This March, it was different.
North Carolina basketball didn’t enter the Big Dance as a one-seed, as it has 17 times in its vaunted history. Dreams of reaching national championship heights in April seemed out of reach before the new year even began — as the Tar Heels haven’t been ranked since December.
And as has been the case all year, few fans were allowed into Mackey Arena to support the blue-blooded program in the opening round of the NCAA tournament.
So by the time the eighth-seeded Tar Heels suffered an 85-62 loss to nine-seed Wisconsin on Friday, disappointment was far from rare.
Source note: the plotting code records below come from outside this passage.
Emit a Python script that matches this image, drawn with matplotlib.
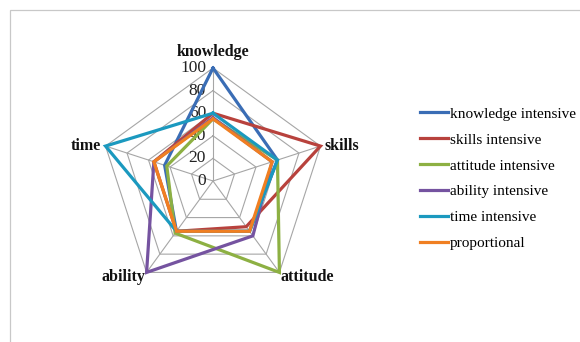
import numpy as np
import matplotlib
matplotlib.use("Agg")
import matplotlib.pyplot as plt
from matplotlib.patches import Rectangle

plt.rcParams['font.family'] = ['Liberation Serif', 'DejaVu Serif']

# categories and series
categories = ['knowledge', 'skills', 'attitude', 'ability', 'time']
series_names = ['knowledge intensive', 'skills intensive', 'attitude intensive',
                'ability intensive', 'time intensive', 'proportional']
knowledge_int = [100, 60, 55, 55, 45]
skills_int = [60, 100, 50, 55, 55]
attitude_int = [55, 60, 100, 57, 43]
ability_int = [56, 55, 60, 100, 55]
time_int = [60, 60, 55, 55, 100]
proportional = [55, 55, 55, 55, 55]
tick_values = [0, 20, 40, 60, 80, 100]

colors = ['#3a6db5', '#b8423d', '#8db043', '#7553a0', '#1b99bf', '#f07f22']
all_series = [knowledge_int, skills_int, attitude_int, ability_int, time_int, proportional]

fig = plt.figure(figsize=(5.8, 3.42), dpi=100)

# light frame of the chart area (only top/left visible in the reference)
fig.add_artist(Rectangle((10/580, -0.2), 1.2, 1.2 - 10/342, transform=fig.transFigure,
                         fill=False, edgecolor='#c8c8c8', linewidth=0.9))

ax = fig.add_axes([(213-113)/580, (161-113)/342, 226/580, 226/342], projection='polar')
ax.set_theta_zero_location('N')
ax.set_theta_direction(-1)
ax.set_ylim(0, 100)
ax.grid(False)
ax.set_xticks([])
ax.set_yticks([])
ax.spines['polar'].set_visible(False)
ax.patch.set_visible(False)

angles = np.linspace(0, 2*np.pi, len(categories), endpoint=False)
closed = np.append(angles, angles[0])

# polygon gridlines + spokes
for t in tick_values[1:]:
    ax.plot(closed, [t]*len(closed), color='#a6a6a6', lw=0.8, clip_on=False, zorder=1)
for a in angles:
    ax.plot([a, a], [0, 100], color='#a6a6a6', lw=0.8, clip_on=False, zorder=1)

# data lines
for name, vals, c in zip(series_names, all_series, colors):
    ax.plot(closed, vals + vals[:1], color=c, lw=2.3, label=name,
            clip_on=False, zorder=3, solid_joinstyle='miter')

# tick labels along knowledge axis
for t in tick_values:
    ax.annotate(str(t), xy=(0, t), xytext=(-5, 0), textcoords='offset points',
                ha='right', va='center', fontsize=12.5, color='#222222', zorder=2)

# category labels
label_pos = [((0, 6), 'center', 'bottom'),
             ((3, 0), 'left', 'center'),
             ((1, -3), 'left', 'center'),
             ((-1, -3), 'right', 'center'),
             ((-3, 0), 'right', 'center')]
for a, name, (off, ha, va) in zip(angles, categories, label_pos):
    ax.annotate(name, xy=(a, 100), xytext=off, textcoords='offset points',
                ha=ha, va=va, fontsize=11.5, fontweight='bold', color='#111111')

fig.legend(loc='upper left', bbox_to_anchor=(420/580, 1 - 107/342), frameon=False,
           fontsize=11, handlelength=1.8, handletextpad=0.15, labelspacing=0.8,
           borderpad=0, borderaxespad=0)

fig.savefig('out.png', dpi=100)
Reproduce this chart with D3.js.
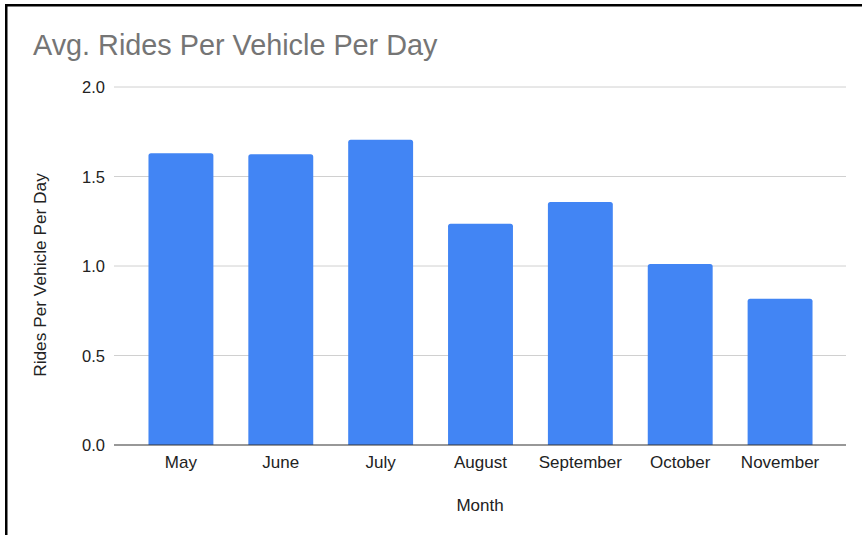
<!DOCTYPE html>
<html>
<head>
<meta charset="utf-8">
<script src="https://cdn.jsdelivr.net/npm/d3@7"></script>
<style>
  body { margin: 0; background: #fff; }
  svg { display: block; font-family: Arial, "Liberation Sans", sans-serif; }
</style>
</head>
<body>
<svg id="chart" width="862" height="535"></svg>
<script>
var months = ["May", "June", "July", "August", "September", "October", "November"];
var rides = [1.63, 1.625, 1.705, 1.236, 1.358, 1.011, 0.817];
var yTicks = [0, 0.5, 1, 1.5, 2];

(function () {
  var svg = d3.select("#chart");

  // frame lines (screenshot border)
  svg.append("rect").attr("x", 5).attr("y", 4).attr("width", 857).attr("height", 2.5).attr("fill", "#000");
  svg.append("rect").attr("x", 5).attr("y", 4).attr("width", 2.5).attr("height", 531).attr("fill", "#000");

  var left = 114, right = 846, plotTop = 87, bottom = 445;

  var x = d3.scaleBand()
      .domain(months)
      .range([131, 830])
      .paddingInner(0.35)
      .paddingOuter(0.175);

  var y = d3.scaleLinear()
      .domain([0, 2])
      .range([bottom, plotTop]);

  // gridlines
  svg.append("g")
      .selectAll("line")
      .data(yTicks.slice(1))
      .enter().append("line")
      .attr("x1", left).attr("x2", right)
      .attr("y1", function(d) { return y(d); })
      .attr("y2", function(d) { return y(d); })
      .attr("stroke", "#d0d0d0")
      .attr("stroke-width", 1);

  // y tick labels
  svg.append("g")
      .selectAll("text")
      .data(yTicks)
      .enter().append("text")
      .attr("x", 105)
      .attr("y", function(d) { return y(d) + 6; })
      .attr("text-anchor", "end")
      .attr("font-size", 16.5)
      .attr("fill", "#222")
      .text(d3.format(".1f"));

  // bars, rounded top corners
  svg.append("g")
      .selectAll("path")
      .data(months)
      .enter().append("path")
      .attr("fill", "#4285f4")
      .attr("d", function(d, i) {
        var x0 = x(d), w = x.bandwidth(), y0 = y(rides[i]), r = 2.5;
        return "M" + x0 + "," + bottom +
          "V" + (y0 + r) +
          "Q" + x0 + "," + y0 + " " + (x0 + r) + "," + y0 +
          "H" + (x0 + w - r) +
          "Q" + (x0 + w) + "," + y0 + " " + (x0 + w) + "," + (y0 + r) +
          "V" + bottom + "Z";
      });

  // baseline
  svg.append("line")
      .attr("x1", left).attr("x2", right)
      .attr("y1", bottom).attr("y2", bottom)
      .attr("stroke", "#333")
      .attr("stroke-width", 1.2);

  // x labels
  svg.append("g")
      .selectAll("text")
      .data(months)
      .enter().append("text")
      .attr("x", function(d) { return x(d) + x.bandwidth() / 2; })
      .attr("y", 468)
      .attr("text-anchor", "middle")
      .attr("font-size", 17)
      .attr("fill", "#222")
      .text(function(d) { return d; });

  // titles
  svg.append("text")
      .attr("x", 33).attr("y", 55)
      .attr("font-size", 28.8)
      .attr("fill", "#757575")
      .text("Avg. Rides Per Vehicle Per Day");

  svg.append("text")
      .attr("transform", "translate(46,275) rotate(-90)")
      .attr("text-anchor", "middle")
      .attr("font-size", 17.3)
      .attr("fill", "#222")
      .text("Rides Per Vehicle Per Day");

  svg.append("text")
      .attr("x", 480).attr("y", 511)
      .attr("text-anchor", "middle")
      .attr("font-size", 17)
      .attr("fill", "#222")
      .text("Month");
})();
</script>
</body>
</html>
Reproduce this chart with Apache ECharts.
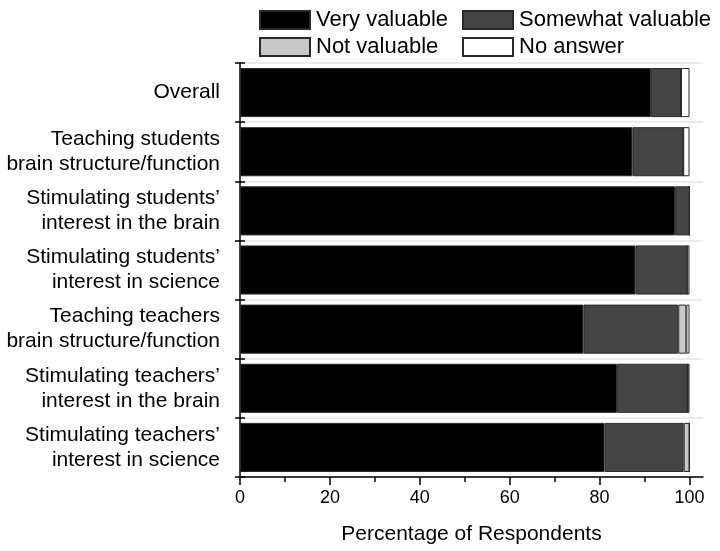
<!DOCTYPE html>
<html><head><meta charset="utf-8">
<script src="https://cdn.jsdelivr.net/npm/echarts@6/dist/echarts.min.js"></script>
<style>html,body{margin:0;padding:0;background:#fff}#c{width:720px;height:551px}</style>
</head><body><div id="c"></div>
<script>
const categories = [
  "Overall",
  "Teaching students\nbrain structure/function",
  "Stimulating students’\ninterest in the brain",
  "Stimulating students’\ninterest in science",
  "Teaching teachers\nbrain structure/function",
  "Stimulating teachers’\ninterest in the brain",
  "Stimulating teachers’\ninterest in science"
];
const veryValuable     = [91.4, 87.3, 96.8, 88.0, 76.4, 83.9, 81.1];
const somewhatValuable = [6.7, 11.3, 3.2, 11.5, 21.1, 15.7, 17.6];
const notValuable      = [0, 0, 0, 0, 1.8, 0, 1.3];
const noAnswer         = [1.9, 1.4, 0, 0.5, 0.7, 0.4, 0];
const majorTicks = [0, 20, 40, 60, 80, 100];
const minorTicks = [10, 30, 50, 70, 90];

const FONT = "'Liberation Sans', Arial, sans-serif";
const names = ["Very valuable", "Somewhat valuable", "Not valuable", "No answer"];
const colors = ["#000000", "#454545", "#c8c8c8", "#ffffff"];
const datas = [veryValuable, somewhatValuable, notValuable, noAnswer];

const chart = echarts.init(document.getElementById('c'), null, {renderer: 'canvas'});
const legendPos = [[259, 9], [462, 9], [259, 36], [462, 36]];
const legends = names.map((n, i) => ({
  data: [n], left: legendPos[i][0], top: legendPos[i][1],
  itemWidth: 50, itemHeight: 18, itemGap: 8, padding: 0,
  icon: 'rect', selectedMode: false,
  textStyle: {fontSize: 22, color: '#000', fontFamily: FONT, padding: [0, 0, 0, 1]}
}));

chart.setOption({
  animation: false,
  backgroundColor: '#fff',
  legend: legends,
  grid: {left: 240, right: 17, top: 63, bottom: 74},
  xAxis: [{
    type: 'value', min: 0, max: 103,
    name: 'Percentage of Respondents', nameLocation: 'middle', nameGap: 47,
    nameTextStyle: {fontSize: 21, color: '#000', fontFamily: FONT},
    axisLine: {show: true, lineStyle: {color: '#000', width: 1.5}},
    axisTick: {show: true, customValues: majorTicks, length: 8, lineStyle: {color: '#000', width: 1.5}},
    axisLabel: {customValues: majorTicks, fontSize: 18, color: '#000', fontFamily: FONT, margin: 12},
    splitLine: {show: false}
  }, {
    type: 'value', min: 0, max: 103, position: 'bottom',
    axisLine: {show: false},
    axisTick: {show: true, customValues: minorTicks, length: 5, lineStyle: {color: '#000', width: 1.5}},
    axisLabel: {show: false},
    splitLine: {show: false}
  }],
  yAxis: [{
    type: 'category', data: categories, inverse: true,
    axisLine: {show: true, lineStyle: {color: '#000', width: 1.5}},
    axisTick: {show: true, length: 5, lineStyle: {color: '#000', width: 1.5}},
    axisLabel: {fontSize: 21, lineHeight: 25, color: '#000', fontFamily: FONT, margin: 20, align: 'right'},
    splitLine: {show: true, lineStyle: {color: '#e4e4e4', width: 1.5}}
  }, {
    type: 'category', data: categories, inverse: true, position: 'left',
    axisLine: {show: false},
    axisTick: {show: true, inside: true, length: 5, lineStyle: {color: '#000', width: 1.5}},
    axisLabel: {show: false},
    splitLine: {show: false}
  }],
  series: names.map((n, i) => ({
    name: n, type: 'bar', stack: 'total', data: datas[i],
    barCategoryGap: '17%',
    itemStyle: {color: colors[i], borderColor: '#2a2a2a', borderWidth: 1}
  }))
});
</script></body></html>
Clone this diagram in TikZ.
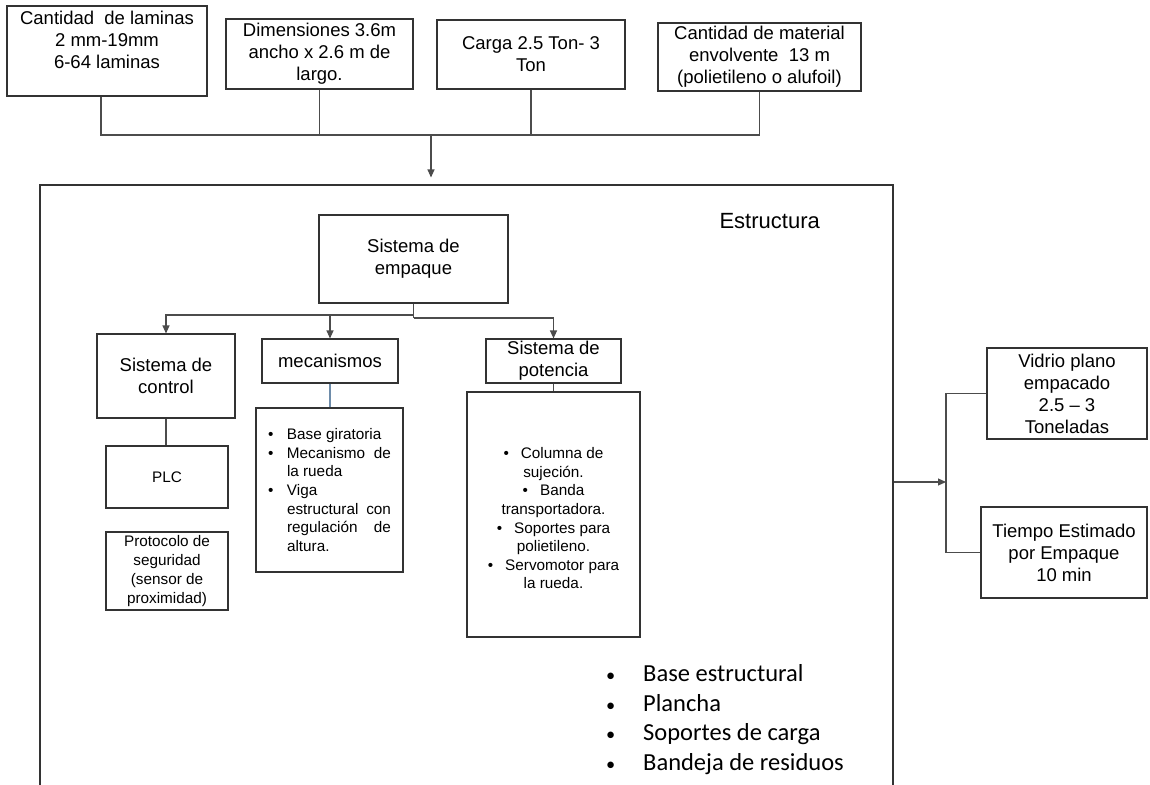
\documentclass[tikz,border=0pt]{standalone}
\usepackage{fontspec}
\usepackage{graphicx}
\setmainfont{Liberation Sans}
\newfontfamily\calib{Carlito}
\usetikzlibrary{arrows.meta}
\newcommand{\mbl}[1]{\hbox to 123pt{\makebox[19pt][l]{\textbullet}#1}}
\newcommand{\mcl}[1]{\hbox to 123pt{\hspace*{19pt}#1}}
\newcommand{\pbl}[1]{\textbullet\hspace{12pt}#1}
\newcommand{\lbl}{\makebox[39pt][l]{\hspace*{2pt}\scalebox{0.75}{\textbullet}}}
\begin{document}
\begin{tikzpicture}[x=1pt,y=-1pt,
  box/.style={draw=black!80, line width=1.1pt, inner sep=0pt, align=center,
              font=\fontsize{18.5}{22}\selectfont},
  sbox/.style={box, font=\fontsize{15.3}{19}\selectfont},
  conn/.style={draw=black!70, line width=1.1pt},
  arr/.style={conn, -{Triangle[length=8pt,width=7pt]}}]
\useasboundingbox (0,0) rectangle (1150,784);

% top inputs
\node[box, minimum width=200pt, minimum height=90pt] (b1) at (107,51)
  {Cantidad\ \ de laminas\\2 mm-19mm\\6-64 laminas\\~};
\node[box, minimum width=187pt, minimum height=70pt] (b2) at (319.5,54)
  {Dimensiones 3.6m\\ancho x 2.6 m de\\largo.};
\node[box, minimum width=188pt, minimum height=69pt] (b3) at (531,54.5)
  {Carga 2.5 Ton- 3\\Ton};
\node[box, minimum width=203pt, minimum height=68pt] (b4) at (759.5,57)
  {Cantidad de material\\envolvente\ \ 13 m\\(polietileno o alufoil)};

\coordinate (busL) at (101,135);
\coordinate (busA) at (431,135);
\draw[conn] (b1.south -| busL) -- (busL) -- (b4.south |- busL) -- (b4.south);
\draw[conn] (b2.south) -- (b2.south |- busL);
\draw[conn] (b3.south) -- (b3.south |- busL);

% big structure box
\node[draw=black!80, line width=1.1pt, inner sep=0pt, minimum width=853pt,
      minimum height=615pt] (est) at (466.5,492.5) {};
\draw[arr] (busA) -- ([yshift=7pt]est.north -| busA);
\node[inner sep=0pt, anchor=east, font=\fontsize{22}{26}\selectfont] (estl) at (820,221) {Estructura};

% tree
\node[box, minimum width=189pt, minimum height=88pt] (emp) at (413.5,259) {Sistema de\\empaque};
\node[box, minimum width=138pt, minimum height=84pt] (ctrl) at (166,376) {Sistema de\\control};
\node[box, minimum width=136pt, minimum height=44pt] (mec) at (330,361) {mecanismos};
\node[box, minimum width=135pt, minimum height=44pt] (pot) at (553.5,361) {Sistema de\\potencia};
\coordinate (tL) at (413.5,315);
\coordinate (tR) at (413.5,318);
\draw[conn] (emp.south) -- (tR);
\draw[arr] (tL) -| (ctrl.north);
\draw[arr] (mec.north |- tL) -- (mec.north);
\draw[arr] (tR) -| (pot.north);

\node[sbox, minimum width=122pt, minimum height=62pt] (plc) at (167,477) {PLC};
\node[sbox, minimum width=122pt, minimum height=78pt] (prot) at (167,571)
  {Protocolo de\\seguridad\\(sensor de\\proximidad)};
\draw[conn] (ctrl.south) -- (ctrl.south |- plc.north);

\node[sbox, align=left, minimum width=147pt, minimum height=164pt,
      font=\fontsize{15.3}{18.7}\selectfont] (mecl) at (329.5,490)
  {\mbl{Base giratoria\hfill}\\
   \mbl{Mecanismo\hfill de}\\
   \mcl{la rueda\hfill}\\
   \mbl{Viga\hfill}\\
   \mcl{estructural\hfill con}\\
   \mcl{regulación\hfill de}\\
   \mcl{altura.\hfill}};
\draw[draw={rgb,255:red,110;green,140;blue,170}, line width=1.1pt] (mec.south) -- (mecl.north -| mec.south);

\node[sbox, minimum width=173pt, minimum height=245pt,
      font=\fontsize{15.3}{18.6}\selectfont] (potl) at (553.5,514.5)
  {~\\\pbl{Columna de}\\sujeción.\\\pbl{Banda}\\transportadora.\\
   \pbl{Soportes para}\\polietileno.\\\pbl{Servomotor para}\\la rueda.};
\draw[conn] (pot.south) -- (pot.south |- potl.north);

% bottom list
\node[inner sep=0pt, anchor=west, align=left, font=\calib\fontsize{24.5}{29.7}\selectfont]
  (blist) at (604,719.5)
  {\lbl Base estructural\\
   \lbl Plancha\\
   \lbl Soportes de carga\\
   \lbl Bandeja de residuos};

% outputs
\node[box, minimum width=160pt, minimum height=91pt] (vid) at (1067,393.5)
  {Vidrio plano\\empacado\\2.5 -- 3\\Toneladas};
\node[box, minimum width=166pt, minimum height=91pt] (tie) at (1064,552.5)
  {Tiempo Estimado\\por Empaque\\10 min};
\coordinate (brk) at (946,482);
\draw[conn] (vid.west) -- (vid.west -| brk) -- (tie.west -| brk) -- (tie.west);
\draw[arr] (est.east |- brk) -- (brk);
\end{tikzpicture}
\end{document}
“This was a hard year,” head coach Roy Williams said. “When you coach kids you have a special bond with them, and this year was really hard on young people. I was really proud of them.”
Indeed it was a hard year for the Tar Heels. Entering the season with seven first-years in the rotation, a shortened offseason meant recovering from a 14-19 campaign last year was a tall task. Those seven first-years experienced little in the way of normal college life, and at times, it looked like there wouldn’t be a season at all.
“It was really tough,” senior forward Garrison Brooks said. “It was just a lot different. But I’m still very grateful. Still had a lot of fun with our guys, you see how hard we worked to get to this point. You’ve just gotta be grateful for times like this.
"Everybody dedicated themselves to one goal and you see how far we got.”
But when it came to basketball, this year was yet another unusual one in the Tar Heels’ two-year struggle to regain their dominant ways. There were moments, like UNC’s run in the ACC Tournament — setting records in its demolition of Notre Dame and sliding past fellow NCAA-qualifier Virginia Tech to advance to the semifinal. In the regular season, North Carolina swept crosstown rival Duke, which despite the Blue Devils’ own struggles, felt just as sweet as ever.
But by the time March rolled around, the Tar Heels had earned themselves the rarest moniker for a blue blood program: mediocre.
Entering March Madness, UNC sat smack in the middle of the tournament field as an eight-seed in the 16-team South Region.
“Each year you get to be a better coach and you get to be more experienced yourself,” Williams said. “Someway, somehow I’ve got to do a better job of getting the guys to make changes. And 29 games and I’m still saying a lot of the same things, so I’ve gotta figure out a way to make that happen.”
The highs and lows of North Carolina’s season were on full display against Wisconsin. After a slow start, a solid UNC run tied things up at 16 in the first half, showing signs that the Tar Heels’ best side could be coming out in the most important moment. But then, the mistake-prone thorn in the Tar Heels’ side reared its head.
With under two minutes to go in the opening frame, UNC was down by an unideal, but manageable, eight points.
Then, Wisconsin’s Brad Davison hit a 3-pointer. And knocked down two free throws. And sent another three barreling through the bottom of the basket.
A few ugly offensive possessions from the Tar Heels didn’t help the matter, and they went into the break down 16, North Carolina’s largest halftime deficit in the NCAA Tournament since the 2008 Final Four.
Two bad minutes, and UNC’s season was all but over.
“I think it came down to stops,” first-year guard Caleb Love said. “We didn’t get any stops, really, and on the offensive end, we were just all out of sorts. We didn’t get a lot of great shots on the offensive end. I think what we needed on a night like this was to get more stops to create offense for ourselves, but we couldn’t do it.”
Normally, the first weekend of March Madness is a celebration for North Carolina. One filled with anxiety — but the anxiety of a team with title aspirations, looking to roll through lower- and middle-tier opponents on the way to the Sweet 16.
But this March, it was different.
"I'm so proud of our kids for going through this, and it wasn't nearly as much fun as it's been in the past," Williams said. "You love having an experienced team in March, but I loved having my team regardless of what grade they were in."